WORK TO COMPLETE:
Search the material for the word "this" and copy each line that holds it.

RECORDED INFORMATION:
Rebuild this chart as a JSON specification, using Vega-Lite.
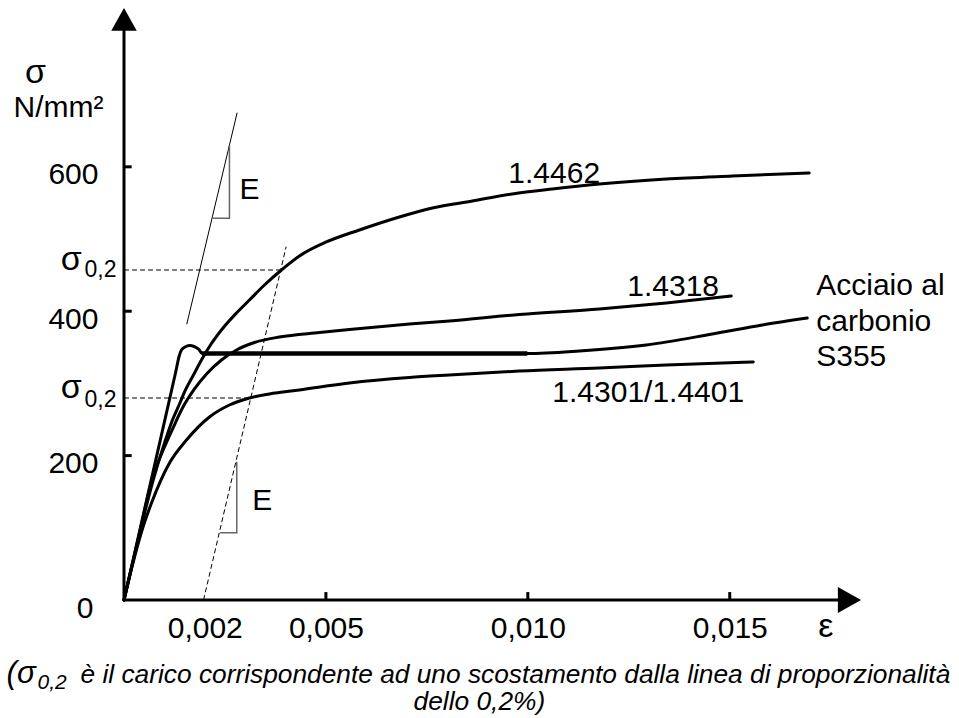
{
  "$schema": "https://vega.github.io/schema/vega-lite/v6.json",
  "width": 737,
  "height": 592,
  "autosize": {"type": "none"},
  "padding": {"left": 124, "top": 8, "right": 98, "bottom": 118},
  "background": "white",
  "config": {"view": {"stroke": null}},
  "datasets": {
    "curves": [
      {"s": "1.4462", "x": 0, "y": 0},
      {"s": "1.4462", "x": 0.000347, "y": 83.1},
      {"s": "1.4462", "x": 0.000723, "y": 166.2},
      {"s": "1.4462", "x": 0.001027, "y": 221.6},
      {"s": "1.4462", "x": 0.0012, "y": 249.3},
      {"s": "1.4462", "x": 0.001374, "y": 271.5},
      {"s": "1.4462", "x": 0.001522, "y": 290.9},
      {"s": "1.4462", "x": 0.00172, "y": 311.7},
      {"s": "1.4462", "x": 0.001918, "y": 332.4},
      {"s": "1.4462", "x": 0.002141, "y": 353.2},
      {"s": "1.4462", "x": 0.002413, "y": 374.0},
      {"s": "1.4462", "x": 0.002785, "y": 397.5},
      {"s": "1.4462", "x": 0.003106, "y": 415.5},
      {"s": "1.4462", "x": 0.003478, "y": 436.3},
      {"s": "1.4462", "x": 0.003899, "y": 457.1},
      {"s": "1.4462", "x": 0.004344, "y": 476.5},
      {"s": "1.4462", "x": 0.005012, "y": 495.9},
      {"s": "1.4462", "x": 0.005829, "y": 512.5},
      {"s": "1.4462", "x": 0.006819, "y": 530.5},
      {"s": "1.4462", "x": 0.007636, "y": 543.0},
      {"s": "1.4462", "x": 0.008626, "y": 552.7},
      {"s": "1.4462", "x": 0.009616, "y": 562.4},
      {"s": "1.4462", "x": 0.010606, "y": 569.3},
      {"s": "1.4462", "x": 0.01177, "y": 576.2},
      {"s": "1.4462", "x": 0.013428, "y": 583.1},
      {"s": "1.4462", "x": 0.015062, "y": 587.3},
      {"s": "1.4462", "x": 0.016968, "y": 591.5},
      {"s": "1.4318", "x": 0, "y": 0},
      {"s": "1.4318", "x": 0.000347, "y": 83.1},
      {"s": "1.4318", "x": 0.000693, "y": 166.2},
      {"s": "1.4318", "x": 0.001002, "y": 211.9},
      {"s": "1.4318", "x": 0.001213, "y": 238.2},
      {"s": "1.4318", "x": 0.001448, "y": 265.9},
      {"s": "1.4318", "x": 0.001745, "y": 292.3},
      {"s": "1.4318", "x": 0.002067, "y": 314.4},
      {"s": "1.4318", "x": 0.002413, "y": 332.4},
      {"s": "1.4318", "x": 0.002809, "y": 347.0},
      {"s": "1.4318", "x": 0.00323, "y": 356.7},
      {"s": "1.4318", "x": 0.003849, "y": 364.3},
      {"s": "1.4318", "x": 0.004839, "y": 370.5},
      {"s": "1.4318", "x": 0.005582, "y": 374.7},
      {"s": "1.4318", "x": 0.007067, "y": 382.3},
      {"s": "1.4318", "x": 0.008057, "y": 386.5},
      {"s": "1.4318", "x": 0.00979, "y": 395.5},
      {"s": "1.4318", "x": 0.01177, "y": 403.1},
      {"s": "1.4318", "x": 0.013428, "y": 411.4},
      {"s": "1.4318", "x": 0.015037, "y": 421.1},
      {"s": "1.4301", "x": 0, "y": 0},
      {"s": "1.4301", "x": 0.00021, "y": 48.5},
      {"s": "1.4301", "x": 0.000433, "y": 94.2},
      {"s": "1.4301", "x": 0.000681, "y": 134.4},
      {"s": "1.4301", "x": 0.000903, "y": 164.8},
      {"s": "1.4301", "x": 0.001126, "y": 189.8},
      {"s": "1.4301", "x": 0.001547, "y": 221.6},
      {"s": "1.4301", "x": 0.002116, "y": 253.5},
      {"s": "1.4301", "x": 0.002611, "y": 270.1},
      {"s": "1.4301", "x": 0.003106, "y": 279.8},
      {"s": "1.4301", "x": 0.003601, "y": 285.3},
      {"s": "1.4301", "x": 0.004344, "y": 290.9},
      {"s": "1.4301", "x": 0.005582, "y": 300.6},
      {"s": "1.4301", "x": 0.007067, "y": 308.2},
      {"s": "1.4301", "x": 0.008057, "y": 311.7},
      {"s": "1.4301", "x": 0.00979, "y": 317.2},
      {"s": "1.4301", "x": 0.01177, "y": 321.4},
      {"s": "1.4301", "x": 0.013428, "y": 325.5},
      {"s": "1.4301", "x": 0.015582, "y": 329.7},
      {"s": "S355", "x": 0, "y": 0},
      {"s": "S355", "x": 0.000687, "y": 169.7},
      {"s": "S355", "x": 0.001275, "y": 314.4},
      {"s": "S355", "x": 0.001374, "y": 339.4},
      {"s": "S355", "x": 0.001423, "y": 346.3},
      {"s": "S355", "x": 0.00151, "y": 350.4},
      {"s": "S355", "x": 0.001621, "y": 352.5},
      {"s": "S355", "x": 0.001745, "y": 351.1},
      {"s": "S355", "x": 0.001856, "y": 347.0},
      {"s": "S355", "x": 0.001931, "y": 341.4},
      {"s": "S355", "x": 0.009988, "y": 341.4},
      {"s": "S355", "x": 0.011275, "y": 344.9},
      {"s": "S355", "x": 0.012933, "y": 353.2},
      {"s": "S355", "x": 0.014567, "y": 368.4},
      {"s": "S355", "x": 0.015804, "y": 380.9},
      {"s": "S355", "x": 0.016918, "y": 390.6}
    ],
    "plateau": [
      {"x": 0.001931, "y": 341.4},
      {"x": 0.009988, "y": 341.4}
    ],
    "dashed": [
      {"s": "upper", "x": 0, "y": 457.1},
      {"s": "upper", "x": 0.003899, "y": 457.1},
      {"s": "lower", "x": 0, "y": 279.8},
      {"s": "lower", "x": 0.003106, "y": 279.8},
      {"s": "offset", "x": 0.00197, "y": 0},
      {"s": "offset", "x": 0.004015, "y": 489.4}
    ],
    "eline": [
      {"x": 0.001554, "y": 381.9},
      {"x": 0.002802, "y": 675.0}
    ],
    "tri": [
      {"s": "up", "o": 0, "x": 0.002198, "y": 528.7},
      {"s": "up", "o": 1, "x": 0.002611, "y": 528.7},
      {"s": "up", "o": 2, "x": 0.002611, "y": 630.2},
      {"s": "low", "o": 0, "x": 0.002381, "y": 93.2},
      {"s": "low", "o": 1, "x": 0.002792, "y": 93.2},
      {"s": "low", "o": 2, "x": 0.002792, "y": 191.6}
    ],
    "axes": [
      {"x": 0, "y": 0, "x2": 0, "y2": 800},
      {"x": 0, "y": 0, "x2": 0.0178, "y2": 0},
      {"x": 0, "y": 200, "x2": 0.00019, "y2": 200},
      {"x": 0, "y": 400, "x2": 0.00019, "y2": 400},
      {"x": 0, "y": 600, "x2": 0.00019, "y2": 600},
      {"x": 0.005, "y": 0, "x2": 0.005, "y2": 11},
      {"x": 0.01, "y": 0, "x2": 0.01, "y2": 11},
      {"x": 0.015, "y": 0, "x2": 0.015, "y2": 11}
    ],
    "labels": [
      {"x": 0.009517, "y": 577.6, "t": "1.4462"},
      {"x": 0.012463, "y": 421.1, "t": "1.4318"},
      {"x": 0.010606, "y": 274.7, "t": "1.4301/1.4401"},
      {"x": 0.017141, "y": 422.5, "t": "Acciaio al"},
      {"x": 0.017141, "y": 372.6, "t": "carbonio"},
      {"x": 0.017141, "y": 324.1, "t": "S355"},
      {"x": 0.002859, "y": 555.0, "t": "E"},
      {"x": 0.003173, "y": 124.7, "t": "E"}
    ],
    "unit": [
      {"x": -0.002735, "y": 668.7, "t": "N/mm²"}
    ],
    "greek": [
      {"x": -0.002191, "y": 716.0, "t": "σ"},
      {"x": 0.017376, "y": -50.8, "t": "ε"},
      {"x": -0.001307, "y": 457.1, "t": "σ"},
      {"x": -0.001307, "y": 279.4, "t": "σ"}
    ],
    "subs": [
      {"x": -0.000978, "y": 447.8, "t": "0,2"},
      {"x": -0.000978, "y": 267.7, "t": "0,2"}
    ],
    "capSigma": [
      {"x": -0.002908, "y": -115.0, "t": "(σ"}
    ],
    "capSub": [
      {"x": -0.002141, "y": -123.3, "t": "0,2"}
    ],
    "capMain": [
      {"x": -0.001077, "y": -115.0, "t": "è il carico corrispondente ad uno scostamento dalla linea di proporzionalità"}
    ],
    "capLine2": [
      {"x": 0.0088, "y": -152.4, "t": "dello 0,2%)"}
    ]
  },
  "encoding": {
    "x": {
      "field": "x",
      "type": "quantitative",
      "scale": {"domain": [0, 0.01825], "nice": false, "zero": false},
      "axis": {
        "values": [0.002, 0.005, 0.01, 0.015],
        "labelExpr": "replace(format(datum.value, '.3f'), '.', ',')",
        "domain": false,
        "grid": false,
        "ticks": false,
        "labelFont": "Liberation Sans",
        "labelFontSize": 30,
        "labelColor": "black",
        "labelBaseline": "alphabetic",
        "labelPadding": 37,
        "labelFlush": false,
        "labelOverlap": false,
        "title": null
      }
    },
    "y": {
      "field": "y",
      "type": "quantitative",
      "scale": {"domain": [0, 820], "nice": false},
      "axis": {
        "values": [0, 200, 400, 600],
        "domain": false,
        "grid": false,
        "ticks": false,
        "labelFont": "Liberation Sans",
        "labelFontSize": 30,
        "labelColor": "black",
        "labelAlign": "right",
        "labelBaseline": "alphabetic",
        "labelOffset": 17,
        "labelPadding": {"condition": {"test": "datum.value == 0", "value": 31}, "value": 26},
        "labelOverlap": false,
        "title": null
      }
    }
  },
  "layer": [
    {
      "data": {"name": "dashed"},
      "mark": {"type": "line", "strokeDash": [5, 3], "strokeWidth": 1, "color": "black"},
      "encoding": {"detail": {"field": "s"}}
    },
    {
      "data": {"name": "eline"},
      "mark": {"type": "line", "strokeWidth": 1, "color": "black"},
      "encoding": {}
    },
    {
      "data": {"name": "tri"},
      "mark": {"type": "line", "strokeWidth": 1.5, "color": "#666666"},
      "encoding": {"detail": {"field": "s"}, "order": {"field": "o"}}
    },
    {
      "data": {"name": "curves"},
      "mark": {"type": "line", "interpolate": "monotone", "strokeWidth": 3, "color": "black", "strokeCap": "round", "strokeJoin": "round"},
      "encoding": {"detail": {"field": "s"}}
    },
    {
      "data": {"name": "plateau"},
      "mark": {"type": "line", "strokeWidth": 4.5, "color": "black"},
      "encoding": {}
    },
    {
      "data": {"name": "axes"},
      "mark": {"type": "rule", "strokeWidth": 3, "color": "black"},
      "encoding": {"x2": {"field": "x2"}, "y2": {"field": "y2"}}
    },
    {
      "data": {"values": [{"x": 0, "y": 820}]},
      "mark": {"type": "point", "shape": "M0,0L1,1.78L-1,1.78Z", "size": 650, "filled": true, "color": "black", "opacity": 1, "strokeWidth": 0}
    },
    {
      "data": {"values": [{"x": 0.01825, "y": 0}]},
      "mark": {"type": "point", "shape": "M0,0L-1.78,-1L-1.78,1Z", "size": 676, "filled": true, "color": "black", "opacity": 1, "strokeWidth": 0}
    },
    {
      "data": {"name": "labels"},
      "mark": {"type": "text", "align": "left", "baseline": "alphabetic", "font": "Liberation Sans", "fontSize": 30, "color": "black"},
      "encoding": {"text": {"field": "t"}}
    },
    {
      "data": {"name": "unit"},
      "mark": {"type": "text", "align": "left", "baseline": "alphabetic", "font": "Liberation Sans", "fontSize": 30, "color": "black"},
      "encoding": {"text": {"field": "t"}}
    },
    {
      "data": {"name": "greek"},
      "mark": {"type": "text", "align": "center", "baseline": "alphabetic", "font": "Liberation Sans", "fontSize": 34, "color": "black"},
      "encoding": {"text": {"field": "t"}}
    },
    {
      "data": {"name": "subs"},
      "mark": {"type": "text", "align": "left", "baseline": "alphabetic", "font": "Liberation Sans", "fontSize": 23, "color": "black"},
      "encoding": {"text": {"field": "t"}}
    },
    {
      "data": {"name": "capSigma"},
      "mark": {"type": "text", "align": "left", "baseline": "alphabetic", "font": "Liberation Sans", "fontStyle": "italic", "fontSize": 31, "color": "black"},
      "encoding": {"text": {"field": "t"}}
    },
    {
      "data": {"name": "capSub"},
      "mark": {"type": "text", "align": "left", "baseline": "alphabetic", "font": "Liberation Sans", "fontStyle": "italic", "fontSize": 21, "color": "black"},
      "encoding": {"text": {"field": "t"}}
    },
    {
      "data": {"name": "capMain"},
      "mark": {"type": "text", "align": "left", "baseline": "alphabetic", "font": "Liberation Sans", "fontStyle": "italic", "fontSize": 26.3, "color": "black"},
      "encoding": {"text": {"field": "t"}}
    },
    {
      "data": {"name": "capLine2"},
      "mark": {"type": "text", "align": "center", "baseline": "alphabetic", "font": "Liberation Sans", "fontStyle": "italic", "fontSize": 26.3, "color": "black"},
      "encoding": {"text": {"field": "t"}}
    }
  ]
}
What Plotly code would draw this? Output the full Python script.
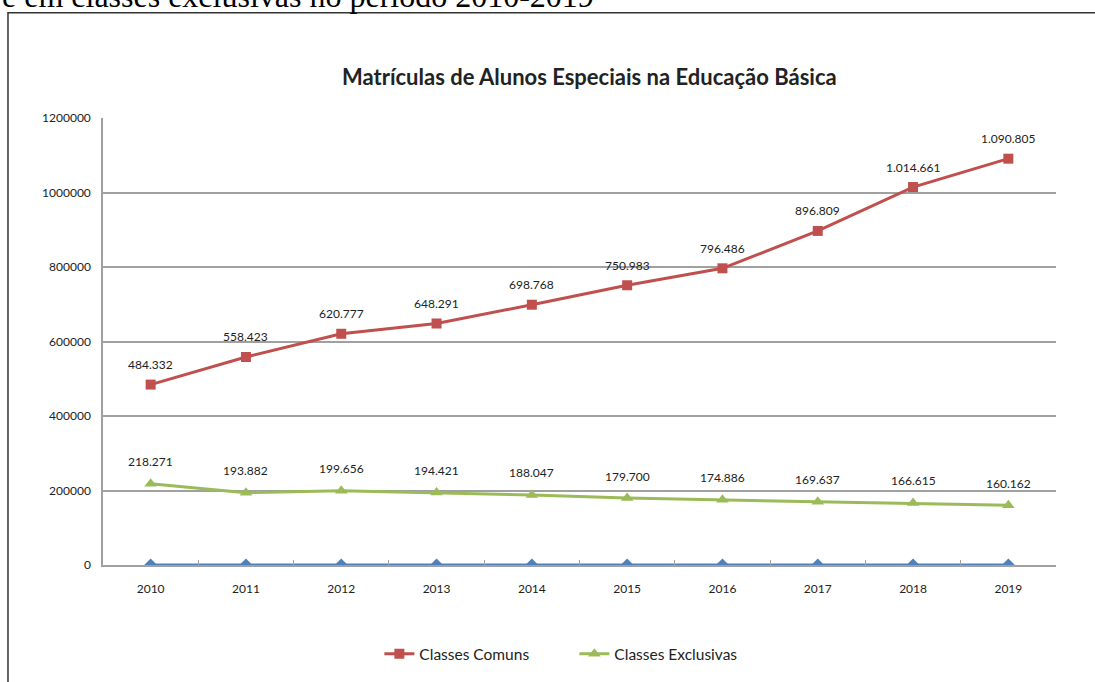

RESULT BELOW:
Rebuild this chart as a JSON specification, using Vega-Lite.
What Plotly code would draw this? Output the full Python script.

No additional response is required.